**Written exercise**
How many lines in these records hold the string "chart"? State only that number.

[Plotting code records]
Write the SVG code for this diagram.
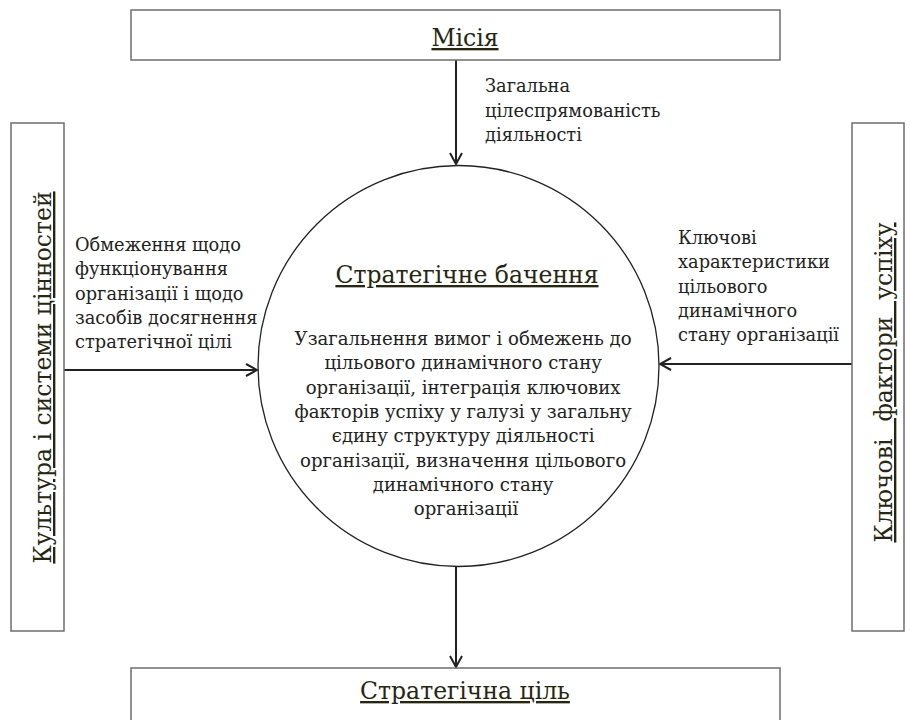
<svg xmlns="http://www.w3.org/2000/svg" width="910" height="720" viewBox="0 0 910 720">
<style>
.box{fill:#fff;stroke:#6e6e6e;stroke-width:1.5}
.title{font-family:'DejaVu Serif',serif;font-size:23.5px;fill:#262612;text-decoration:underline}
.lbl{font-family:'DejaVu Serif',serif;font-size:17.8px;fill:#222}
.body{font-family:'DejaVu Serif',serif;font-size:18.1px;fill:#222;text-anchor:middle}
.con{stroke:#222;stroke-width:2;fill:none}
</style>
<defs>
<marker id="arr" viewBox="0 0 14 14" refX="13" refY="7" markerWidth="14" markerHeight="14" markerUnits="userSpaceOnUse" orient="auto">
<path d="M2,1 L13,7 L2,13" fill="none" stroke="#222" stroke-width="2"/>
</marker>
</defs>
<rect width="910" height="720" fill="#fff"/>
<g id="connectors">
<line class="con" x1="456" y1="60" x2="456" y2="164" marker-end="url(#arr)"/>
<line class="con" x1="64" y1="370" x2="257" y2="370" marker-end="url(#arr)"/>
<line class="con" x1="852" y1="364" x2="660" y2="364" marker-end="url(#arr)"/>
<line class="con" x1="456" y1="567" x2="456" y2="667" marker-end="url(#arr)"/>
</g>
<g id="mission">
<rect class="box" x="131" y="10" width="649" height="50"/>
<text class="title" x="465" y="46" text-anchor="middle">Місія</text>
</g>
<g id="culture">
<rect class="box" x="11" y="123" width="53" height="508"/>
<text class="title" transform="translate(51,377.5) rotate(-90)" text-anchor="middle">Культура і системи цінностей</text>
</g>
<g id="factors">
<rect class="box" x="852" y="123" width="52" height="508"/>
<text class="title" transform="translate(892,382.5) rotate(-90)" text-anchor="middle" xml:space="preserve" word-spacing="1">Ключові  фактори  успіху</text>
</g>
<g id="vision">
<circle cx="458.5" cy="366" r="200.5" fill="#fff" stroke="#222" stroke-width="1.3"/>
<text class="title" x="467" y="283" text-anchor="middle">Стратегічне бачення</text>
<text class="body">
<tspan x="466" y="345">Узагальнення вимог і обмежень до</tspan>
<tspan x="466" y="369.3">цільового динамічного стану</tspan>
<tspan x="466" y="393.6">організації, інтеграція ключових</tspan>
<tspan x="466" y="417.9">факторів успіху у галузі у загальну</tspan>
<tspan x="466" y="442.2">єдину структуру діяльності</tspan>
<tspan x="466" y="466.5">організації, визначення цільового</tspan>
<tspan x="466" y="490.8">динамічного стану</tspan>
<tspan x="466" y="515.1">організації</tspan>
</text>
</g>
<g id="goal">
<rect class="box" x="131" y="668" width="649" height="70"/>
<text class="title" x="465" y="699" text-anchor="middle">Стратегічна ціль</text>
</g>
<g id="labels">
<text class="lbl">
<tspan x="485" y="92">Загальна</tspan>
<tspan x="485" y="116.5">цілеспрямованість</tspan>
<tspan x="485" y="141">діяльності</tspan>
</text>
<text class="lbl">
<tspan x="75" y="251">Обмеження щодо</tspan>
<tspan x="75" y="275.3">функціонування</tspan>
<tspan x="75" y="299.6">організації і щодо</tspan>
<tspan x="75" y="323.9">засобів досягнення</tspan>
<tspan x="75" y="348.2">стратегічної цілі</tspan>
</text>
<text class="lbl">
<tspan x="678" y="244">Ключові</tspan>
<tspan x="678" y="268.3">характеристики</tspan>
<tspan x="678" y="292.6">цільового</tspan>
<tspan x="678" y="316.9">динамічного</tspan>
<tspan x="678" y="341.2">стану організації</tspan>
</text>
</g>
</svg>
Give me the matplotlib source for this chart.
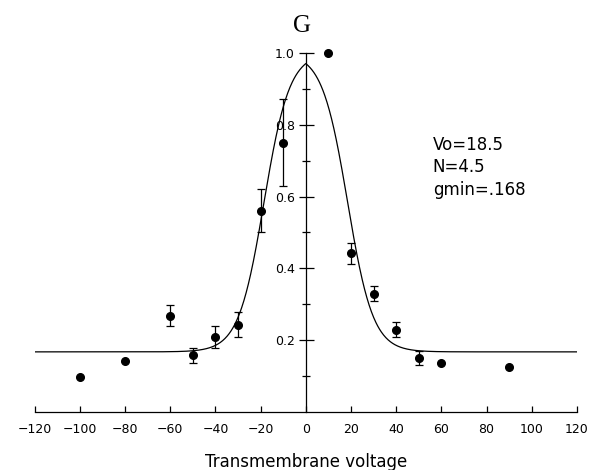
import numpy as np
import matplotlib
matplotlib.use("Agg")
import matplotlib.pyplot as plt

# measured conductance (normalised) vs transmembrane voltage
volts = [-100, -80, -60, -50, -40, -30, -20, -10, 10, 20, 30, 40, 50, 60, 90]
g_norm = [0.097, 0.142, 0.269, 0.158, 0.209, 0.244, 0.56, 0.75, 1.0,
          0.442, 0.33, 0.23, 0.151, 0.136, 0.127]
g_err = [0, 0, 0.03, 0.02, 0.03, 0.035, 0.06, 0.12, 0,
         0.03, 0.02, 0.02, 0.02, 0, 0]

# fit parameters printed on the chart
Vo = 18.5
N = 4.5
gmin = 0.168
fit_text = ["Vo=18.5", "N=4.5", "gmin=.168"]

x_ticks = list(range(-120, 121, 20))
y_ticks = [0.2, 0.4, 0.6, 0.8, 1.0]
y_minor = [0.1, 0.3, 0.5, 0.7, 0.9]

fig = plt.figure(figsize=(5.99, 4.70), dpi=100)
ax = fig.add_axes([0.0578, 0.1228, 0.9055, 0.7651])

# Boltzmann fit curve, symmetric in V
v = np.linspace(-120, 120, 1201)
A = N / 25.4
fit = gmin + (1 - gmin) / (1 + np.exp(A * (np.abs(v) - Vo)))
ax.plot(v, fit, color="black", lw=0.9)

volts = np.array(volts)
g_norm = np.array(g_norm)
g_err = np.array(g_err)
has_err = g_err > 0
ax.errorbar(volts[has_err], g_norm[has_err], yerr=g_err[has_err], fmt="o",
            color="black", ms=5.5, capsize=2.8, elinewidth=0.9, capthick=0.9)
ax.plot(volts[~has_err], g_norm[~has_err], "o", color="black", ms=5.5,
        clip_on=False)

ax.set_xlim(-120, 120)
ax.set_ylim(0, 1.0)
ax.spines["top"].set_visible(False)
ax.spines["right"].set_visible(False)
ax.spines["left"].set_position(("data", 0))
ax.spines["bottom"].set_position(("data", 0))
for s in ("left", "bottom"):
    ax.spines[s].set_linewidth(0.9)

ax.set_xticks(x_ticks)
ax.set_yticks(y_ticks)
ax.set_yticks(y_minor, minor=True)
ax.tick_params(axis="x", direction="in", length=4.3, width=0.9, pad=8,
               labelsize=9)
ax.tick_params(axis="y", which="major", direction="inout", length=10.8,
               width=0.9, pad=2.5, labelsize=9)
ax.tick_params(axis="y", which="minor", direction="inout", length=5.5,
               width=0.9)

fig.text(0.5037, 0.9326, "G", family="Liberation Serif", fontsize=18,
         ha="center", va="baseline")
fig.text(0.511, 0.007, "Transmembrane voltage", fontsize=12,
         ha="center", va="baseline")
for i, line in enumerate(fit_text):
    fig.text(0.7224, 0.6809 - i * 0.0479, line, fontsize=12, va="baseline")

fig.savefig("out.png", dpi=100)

**Written reply**
2